The first pathophysiology model involves changes in gut microbiota, which are responsible for protecting the gut’s integrity and immunity (Tang et al., 2021). The mucosal epithelium is responsible for restricting microbes to the intestinal lumen or gut surface, thus maintaining a homeostatic balance to support commensal bacteria (Tang et al., 2021). This ensures the bacteria effectively carry out symbiotic functions and colonize the intestines (Chong et al., 2019).

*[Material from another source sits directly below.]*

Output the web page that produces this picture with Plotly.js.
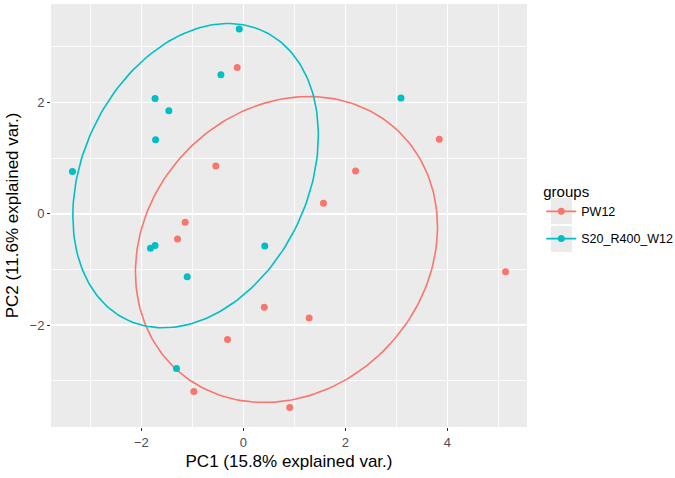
<!DOCTYPE html>
<html>
<head>
<meta charset="utf-8">
<script src="https://cdn.plot.ly/plotly-3.0.1.min.js"></script>
<style>html,body{margin:0;padding:0;background:#fff;}#chart{width:675px;height:478px;}</style>
</head>
<body>
<div id="chart"></div>
<script>
// Data
const groupNames = ["PW12", "S20_R400_W12"];
const groupColors = ["#F8766D", "#00BFC4"];

const pw12_PC1 = [-0.12, -0.54, 1.57, -1.14, -1.29, 0.41, 1.29, -0.31, -0.97, 0.91, 3.84, 2.20, 5.14];
const pw12_PC2 = [2.63, 0.86, 0.19, -0.15, -0.45, -1.68, -1.87, -2.26, -3.19, -3.48, 1.34, 0.77, -1.04];

const s20_PC1 = [-0.08, -0.44, -1.73, -1.46, -1.72, -3.35, -1.82, -1.73, -1.10, 0.42, -1.31, 3.09];
const s20_PC2 = [3.32, 2.50, 2.07, 1.85, 1.33, 0.76, -0.62, -0.57, -1.13, -0.58, -2.78, 2.08];

const xTickVals = [-2, 0, 2, 4];
const yTickVals = [-2, 0, 2];
const xTitle = "PC1 (15.8% explained var.)";
const yTitle = "PC2 (11.6% explained var.)";
const legendTitle = "groups";
const ellipseProb = 0.68;

// Normal-data ellipse as in ggbiplot (chol of covariance, chi-square radius)
function ellipse(xs, ys, prob) {
  const n = xs.length;
  const mx = xs.reduce((a, b) => a + b, 0) / n;
  const my = ys.reduce((a, b) => a + b, 0) / n;
  let sxx = 0, syy = 0, sxy = 0;
  for (let i = 0; i < n; i++) {
    sxx += (xs[i] - mx) ** 2;
    syy += (ys[i] - my) ** 2;
    sxy += (xs[i] - mx) * (ys[i] - my);
  }
  sxx /= (n - 1); syy /= (n - 1); sxy /= (n - 1);
  const r11 = Math.sqrt(sxx), r12 = sxy / r11, r22 = Math.sqrt(syy - r12 * r12);
  const ed = Math.sqrt(-2 * Math.log(1 - prob));
  const ex = [], ey = [];
  for (let k = 0; k <= 200; k++) {
    const t = -Math.PI + 2 * Math.PI * k / 200;
    const c = Math.cos(t), s = Math.sin(t);
    ex.push(mx + ed * c * r11);
    ey.push(my + ed * (c * r12 + s * r22));
  }
  return {x: ex, y: ey};
}

const groupsX = [pw12_PC1, s20_PC1];
const groupsY = [pw12_PC2, s20_PC2];
const traces = [];
for (let g = 0; g < 2; g++) {
  const e = ellipse(groupsX[g], groupsY[g], ellipseProb);
  traces.push({x: e.x, y: e.y, mode: "lines", type: "scatter",
    line: {color: groupColors[g], width: 1.6}, showlegend: false, hoverinfo: "skip"});
}
for (let g = 0; g < 2; g++) {
  traces.push({x: groupsX[g], y: groupsY[g], mode: "markers", type: "scatter",
    marker: {color: groupColors[g], size: 7}, showlegend: false, name: groupNames[g]});
}
for (let g = 0; g < 2; g++) {
  traces.push({x: [null], y: [null], mode: "lines+markers", type: "scatter",
    name: groupNames[g], legendgroup: "g" + g, line: {color: groupColors[g], width: 1.6},
    marker: {color: groupColors[g], size: 7}, showlegend: true});
}

const font = "Liberation Sans, Arial, sans-serif";
const axisCommon = {
  showline: false, zeroline: false,
  gridcolor: "#ffffff", gridwidth: 1.6,
  ticks: "outside", ticklen: 3, tickwidth: 1, tickcolor: "#333333",
  tickfont: {family: font, size: 13, color: "#4d4d4d"},
  tickmode: "array",
  minor: {dtick: 1, showgrid: true, gridcolor: "#ffffff", gridwidth: 0.8, ticks: ""}
};

const layout = {
  width: 675, height: 478,
  margin: {l: 51, r: 148, t: 4, b: 51, autoexpand: false},
  paper_bgcolor: "#ffffff", plot_bgcolor: "#EBEBEB",
  font: {family: font, color: "#000000"},
  xaxis: Object.assign({}, axisCommon, {
    range: [-3.77, 5.56], tickvals: xTickVals,
    ticktext: xTickVals.map(v => (v < 0 ? "\u2212" + Math.abs(v) : String(v))),
    title: {text: xTitle, font: {family: font, size: 17, color: "#000000"}, standoff: 6}
  }),
  yaxis: Object.assign({}, axisCommon, {
    range: [-3.83, 3.77], tickvals: yTickVals,
    ticktext: yTickVals.map(v => (v < 0 ? "\u2212" + Math.abs(v) : String(v))),
    title: {text: yTitle, font: {family: font, size: 17, color: "#000000"}, standoff: 6}
  }),
  showlegend: true,
  legend: {
    x: 1.03, xanchor: "left", y: 0.5905, yanchor: "top",
    bgcolor: "rgba(0,0,0,0)",
    traceorder: "grouped", tracegroupgap: 8,
    title: {text: legendTitle, font: {family: font, size: 15, color: "#000000"}},
    font: {family: font, size: 12.5, color: "#000000"}
  },
  shapes: [
    {type: "rect", xref: "paper", yref: "paper", x0: 1.0504, x1: 1.0945,
     y0: (427 - 224) / 423, y1: (427 - 198) / 423, fillcolor: "#EBEBEB", line: {width: 0}, layer: "below"},
    {type: "rect", xref: "paper", yref: "paper", x0: 1.0504, x1: 1.0945,
     y0: (427 - 252) / 423, y1: (427 - 226) / 423, fillcolor: "#EBEBEB", line: {width: 0}, layer: "below"}
  ]
};

Plotly.newPlot("chart", traces, layout, {displayModeBar: false, staticPlot: true});
</script>
</body>
</html>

However, attacks by pathogens and other inflammatory mediators on the mucosal epithelium cells compromise the barrier, causing changes in the intestinal environment, which subsequently triggers changes in the composition of gut microbiota (Chong et al., 2019). Alterations in gut microbiota alter the gut’s immunity and integrity, leading to IBS pathogenesis (Chong et al., 2019).

Another pathophysiology model involves changes in gut motility as a result of changes in the structure of gut microbiota. The vagus nerve links the gut to the brain via the gut-brain axis. Altered gut microbiota affect the signals that the gut sends out to the brain, leading to alterations in immune function, microbial balance, nutrient delivery, motility, and secretions (Tang et al., 2021). Ultimately, these alterations lead to IBS symptoms (Tang et al., 2021).

Sources also attribute the pathophysiology of IBS to psychological stress (Tang et al., 2021). Stress stimulates the brain to secrete pro-inflammatory cytokines (Tang et al., 2021). These, in turn, activate the hypothalamic autonomic nervous system (ANS) axes and the hypothalamo-pituitary- adrenal (HPA) axis. This action triggers the release of cortisol, which affects the homeostasis of the gut by stimulating intestinal cells, subsequently giving rise to IBS symptoms (Tang et al., 2021).